My biggest frustration with Google Home hub is a piece of the software. Specifically, the confusing way you can't use every Google Cast app with this display. Like the Lenovo Smart Display, you can't connect Netflix at all. If you tap the Cast button in Netflix, smart displays don't show up. Hulu, Plex, and dozens of others work just fine, and once you get a stream started from Cast on your phone you can control everything on Home Hub with your voice or with touch. We have yet to get a satisfactory answer from Netflix or Google on why this doesn't work, but as someone who enjoys having a show on while I cook this really needs to be fixed.

Google Home Hub: Should you buy it?

I am already on board with smart displays, especially in the kitchen. But Google Home Hub is the first smart display I have wanted to use in other parts of the house. It's a digital photo frame that looks like it's holding real photos, a quality music speaker when you're jamming out, and a fantastic way to start your day by asking for your news feed while getting dressed in the morning. This is a stunning example of how much Google as a company is focusing on quality design and functionality, while making things dead simple to set up and use.
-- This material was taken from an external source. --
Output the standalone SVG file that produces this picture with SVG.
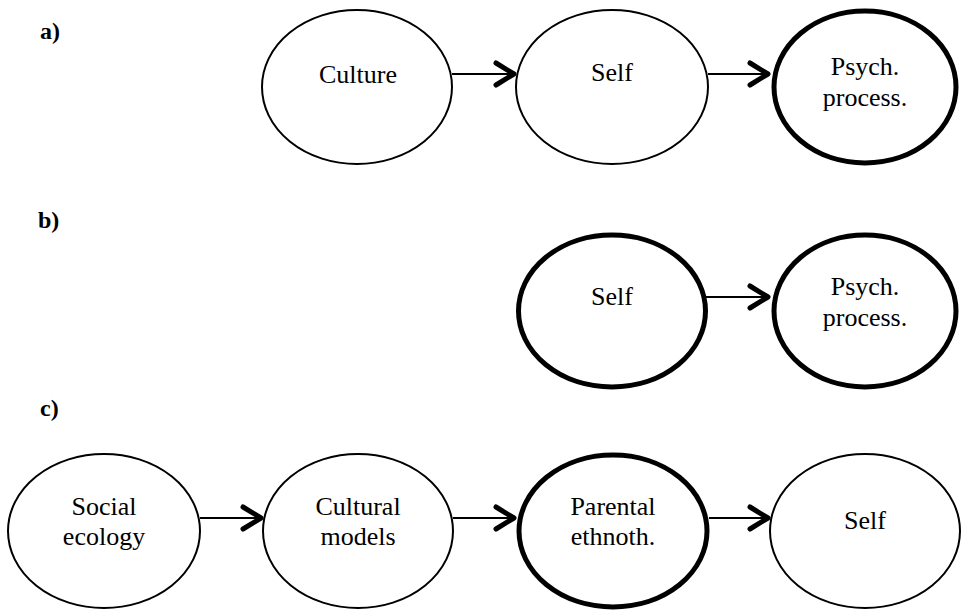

And, honestly, the price is perfect. At $150, this is something you can be comfortable trying even if you're not totally sold on smart displays. Once you have this one in your house, I'm pretty sure you'll agree it's just about as close to perfect as a smart display can get right now.

5 out of 5

Something I didn't focus on much above, Home Hub comes in four really interesting colors. The Chalk (white) and Charcoal (black) colors are pretty safe for just about any house, but the Aqua (blue-green) and Sand (pink) colors really pop in person. Personally, I'm a fan of the Aqua, but the variety of options makes choosing the right one for you a lot more fun.